Seriously, I have no life.
Things in NZ tend tend to be overpriced, and there isnt much in the way of raw driver range here. I like getting stuff from Partsexpress or madisound usually. Of course that usually means cost compromises once you factor in dollar value and freight.

If theres something along the lines of a good Eminence driver, or anything else from partsexpress or madisound that could work, that should be good.

I can have a look at their selection. Generally in terms of specs, what should I be looking for?

Cheers
It is very unlikely anything from Eminence will work. I will look tomorrow and do some modelling. Today was my wife's 70th birthday and we are going to the opera tomorrow.

For a quality driver that Sartori is good value for money. I am not in the habit of working with junk. For this to work a driver of decent quality is required.
It has to be capable of decent bass extension in the space available. Unless it can extend into the low 30 Hz range it is useless for this project.
Regards, Mark
 
TLS Guy

TLS Guy

Seriously, I have no life.
As usual with all speaker mods it turns out more difficult than imagined.

There is no cheap driver that is feasible.

The Sartori 9½” Satori WO24P-8 is the only one that really works and is not ideal.

Your space available is less than ideal. I have played with it and you can get a smooth response with an f6 of 30 Hz. Tuning is precise with nice symmetrical peaks of impedance.

The only slight glitch is that the vent velocity is a little too high at max power. However I doubt you will be playing at 106 db.

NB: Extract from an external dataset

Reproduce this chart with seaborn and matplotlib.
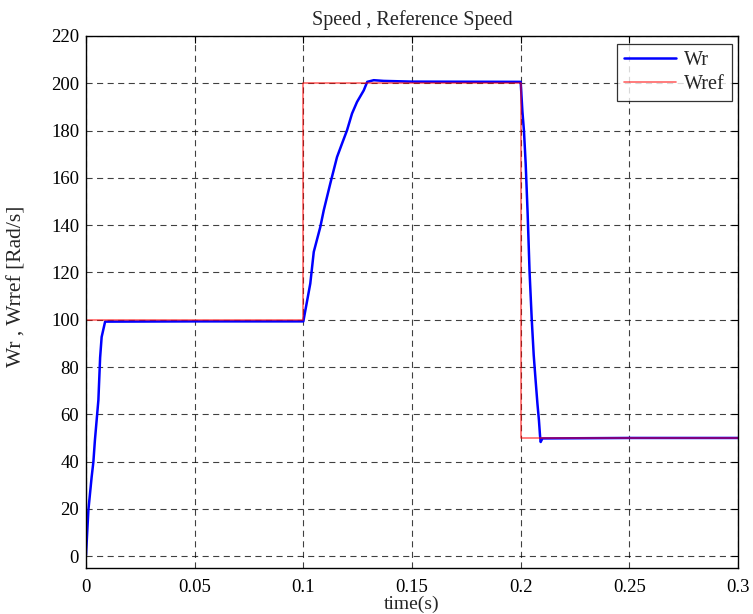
import matplotlib
matplotlib.use("Agg")
import matplotlib.pyplot as plt
import seaborn as sns
import pandas as pd

# Rotor speed response (s, rad/s)
wr_time = [0.0, 0.0011, 0.0026, 0.0034, 0.0041, 0.0057, 0.0065, 0.0072, 0.0088,
           0.0500, 0.1000, 0.1001, 0.1032, 0.1048, 0.1078, 0.1094, 0.1124, 0.1155,
           0.1178, 0.1201, 0.1224, 0.1247, 0.1278, 0.1294, 0.1324, 0.1370, 0.1500,
           0.2000, 0.2008, 0.2015, 0.2023, 0.2032, 0.2041, 0.2051, 0.2060, 0.2069,
           0.2077, 0.2084, 0.2089, 0.2092, 0.2100, 0.2500, 0.3000]
wr_speed = [0.4, 19.5, 33.5, 39.9, 49.0, 66.0, 84.0, 92.7, 99.2,
            99.3, 99.3, 99.8, 115.3, 128.7, 139.2, 146.3, 157.6, 168.8,
            174.5, 180.1, 187.2, 192.1, 197.0, 200.6, 201.3, 201.0, 200.7,
            200.6, 188.0, 180.0, 166.0, 145.0, 120.0, 100.0, 85.0, 74.0,
            64.6, 57.5, 51.0, 48.3, 49.8, 50.0, 50.0]

# Speed reference steps
ref_time = [0.0, 0.1, 0.2, 0.3]
ref_speed = [100, 200, 50, 50]

x_ticks = [0, 0.05, 0.1, 0.15, 0.2, 0.25, 0.3]
x_tick_labels = ["0", "0.05", "0.1", "0.15", "0.2", "0.25", "0.3"]
y_ticks = list(range(0, 221, 20))

sns.set_style("white")
plt.rcParams["font.family"] = ["Liberation Serif", "DejaVu Serif"]

wr_df = pd.DataFrame({"t": wr_time, "w": wr_speed})
ref_df = pd.DataFrame({"t": ref_time, "w": ref_speed})

fig = plt.figure(figsize=(7.53, 6.14), dpi=100)
ax = fig.add_axes([0.1142, 0.0749, 0.8659, 0.8665])

sns.lineplot(data=wr_df, x="t", y="w", ax=ax, color="#0000ff", linewidth=1.8,
             estimator=None, sort=False, label="Wr")
sns.lineplot(data=ref_df, x="t", y="w", ax=ax, color="#ff0000", alpha=0.6,
             linewidth=1.2, estimator=None, sort=False, drawstyle="steps-post",
             label="Wref")

ax.set_xlim(0, 0.3)
ax.set_ylim(-5, 220)
ax.set_xticks(x_ticks)
ax.set_xticklabels(x_tick_labels)
ax.set_yticks(y_ticks)

ax.grid(True, color="black", linestyle=(0, (5.5, 4)), linewidth=0.8, alpha=0.75)
ax.tick_params(direction="in", length=5, width=0.8, labelsize=13.5,
               top=True, right=True, colors="black")
ax.tick_params(axis="x", pad=8)
ax.tick_params(axis="y", pad=5)
for s in ax.spines.values():
    s.set_color("black")
    s.set_linewidth(1.0)

ax.set_title("Speed , Reference Speed", fontsize=14.5, pad=8)
ax.set_xlabel("time(s)", fontsize=14)
ax.xaxis.set_label_coords(0.5, -0.052)
ax.set_ylabel("Wr , Wrref [Rad/s]", fontsize=15.5)
ax.yaxis.set_label_coords(-0.092, 0.53)

leg = ax.legend(loc="upper right", bbox_to_anchor=(0.991, 0.985), fontsize=14.5,
                frameon=True, fancybox=False, borderaxespad=0.0,
                handlelength=2.6, handletextpad=0.4, borderpad=0.35,
                labelspacing=0.25)
leg.get_frame().set_edgecolor("black")
leg.get_frame().set_linewidth(0.9)

fig.savefig("out.png", dpi=100)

This is better than original where F3 was 50 Hz.

In an ideal enclosure in other words the optimal box F3 is 29 Hz. So you have only lost 3 db of output at 30 Hz by the less than optimal box volume.

In the end though this design makes a good speaker, that will sound excellent.

I really think that driver is very good value for money. It is half the cost of quality drivers from Scanspeak and SEAS.

Can you remove the crossover and make a schematic of the crossover so I can tell which components to remove? That is assuming you don't already know which ones to remove.

An amp of 100 watts per channel will drive this bass section. You will need an electronic crossover and I think 180 Hz is the best place to start. Probably second or fourth order will work the best.